Moody’s Corporation announced on June 27 2026 that it has released a set of AI skills that translate the firm’s analytical frameworks into natural‑language prompts for use in Microsoft 365 Copilot and other compatible platforms. The move is intended to make Moody’s proprietary ratings, research and risk data available directly within the tools that financial professionals already use.

The new skills are packaged in the SKILL.md format, an open file structure that has been adopted by major AI vendors such as Anthropic, OpenAI, Microsoft, Google and Amazon.
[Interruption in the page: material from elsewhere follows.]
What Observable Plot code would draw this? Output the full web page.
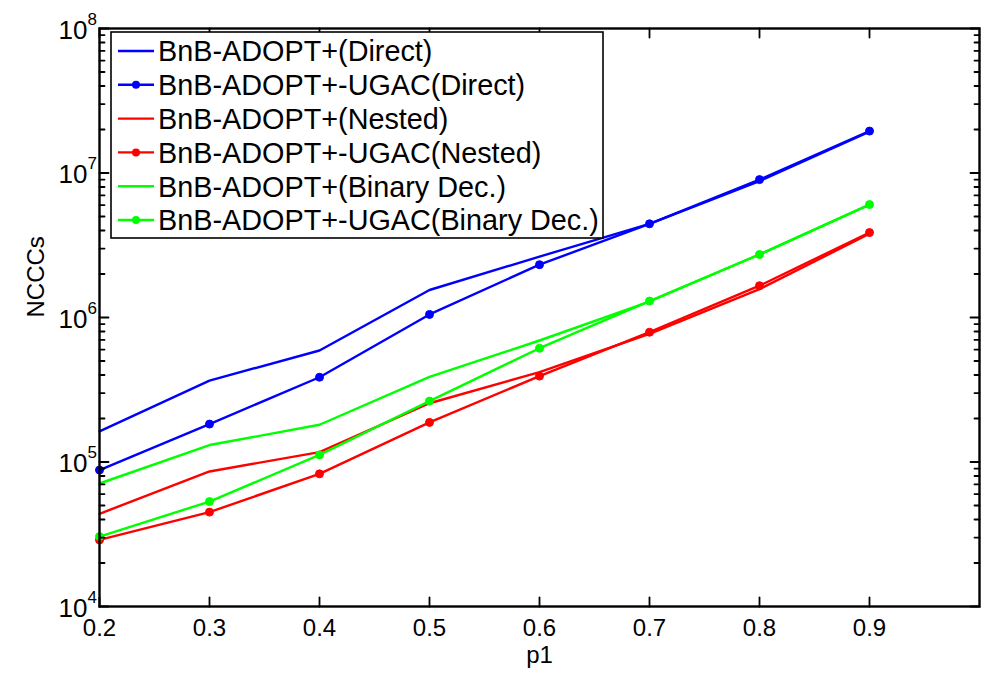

Because the format is platform‑agnostic, a single skill file can run on any system that supports the Model Context Protocol (MCP), the standard that allows AI agents to query Moody’s data stores securely.

According to the company’s announcement, the initial release contains five skills that target high‑volume, manual workflows:

1. Earnings Call Summary – extracts revenue trends, pricing dynamics, consumer health and tariff exposure from transcripts. 2. Peer Analysis – compares leverage, profitability, ESG metrics and credit quality across companies. 3. Public Information Book – compiles financial data, governance structures, competitive positioning and risk profiles for a single entity. 4. Rating Pitch – creates structured presentations that include sector context, rating history and peer comparisons. 5. Sector Analysis – merges proprietary research with market intelligence for sector‑level assessments.

Each skill defines the analytical procedure and quality standards required for regulated environments. The instructions are coupled with MCP servers that connect the skill to Moody’s data, ensuring that outputs are grounded in the firm’s decision‑grade intelligence rather than publicly available web content.

Moody’s stated that the skills are intended to embed its intelligence into daily workflows without forcing customers to switch between applications. The company said it plans to expand the library to cover credit analysis, lead generation, third‑party due diligence and insurance underwriting.

“Moody’s is among the first financial data providers to deliver a full library of skills on an open standard and today’s launch is just the beginning,” said Cristina Pieretti, Head of Digital Content and Innovation at Moody’s.

The announcement follows a broader industry trend toward modular AI components that can be dropped into existing productivity suites. Microsoft’s 2025 launch of the Microsoft 365 Copilot app, which integrates the company’s Prometheus language model, has made it easier for enterprises to add custom AI functionality to Office applications.

From a technical perspective, the SKILL.md format is a lightweight Markdown file with YAML front‑matter that tells an AI coding tool how to perform a specific job. The format was first introduced by Anthropic and has since been adopted by other vendors, allowing developers to write a skill once and deploy it across multiple platforms.

The use of MCP is significant because it provides a secure, standardized way for AI agents to access proprietary data. In the case of Moody’s, the MCP servers act as a bridge between the skill’s instructions and the firm’s internal databases, ensuring that sensitive ratings and risk data remain protected.

Moody’s has positioned the skills as reusable assets rather than platform‑specific integrations. By publishing the analytical frameworks as portable skills, the company can potentially reach a wider audience of financial professionals who rely on Microsoft 365, Google Workspace, or other productivity suites.

Industry observers note that the approach could reduce the time and effort required for analysts to perform complex tasks. Instead of navigating separate software interfaces, a user can issue a single prompt in Copilot and receive a structured output that incorporates Moody’s proprietary data.

The company has not yet disclosed any pricing or licensing model for the skills. It also has not announced a timeline for the release of the additional skills it plans to develop.

Moody’s is one of several financial data providers exploring ways to integrate their analytics into AI‑powered productivity tools. The firm’s move reflects a growing demand for embedded intelligence that can operate within the workflows of finance professionals.

As the AI ecosystem continues to mature, the ability to package analytical logic into portable, open‑standard skills may become a key differentiator for data providers. Moody’s first set of skills represents a concrete step toward that goal, offering a template for how proprietary intelligence can be made accessible across multiple AI platforms.

The company’s next steps will likely involve expanding the skill library, refining the MCP integration, and monitoring user adoption across its customer base. The broader impact will depend on how quickly other platforms adopt the SKILL.md format and how effectively the skills can be integrated into regulated financial environments.

In summary, Moody’s has introduced a suite of AI skills that embed its financial intelligence into Microsoft 365 Copilot and other compatible platforms. The skills use an open, platform‑agnostic format and secure data access protocol to deliver structured outputs for five core financial workflows. The firm plans to extend the library to additional use cases, potentially broadening the reach of its proprietary data beyond traditional financial analysis software.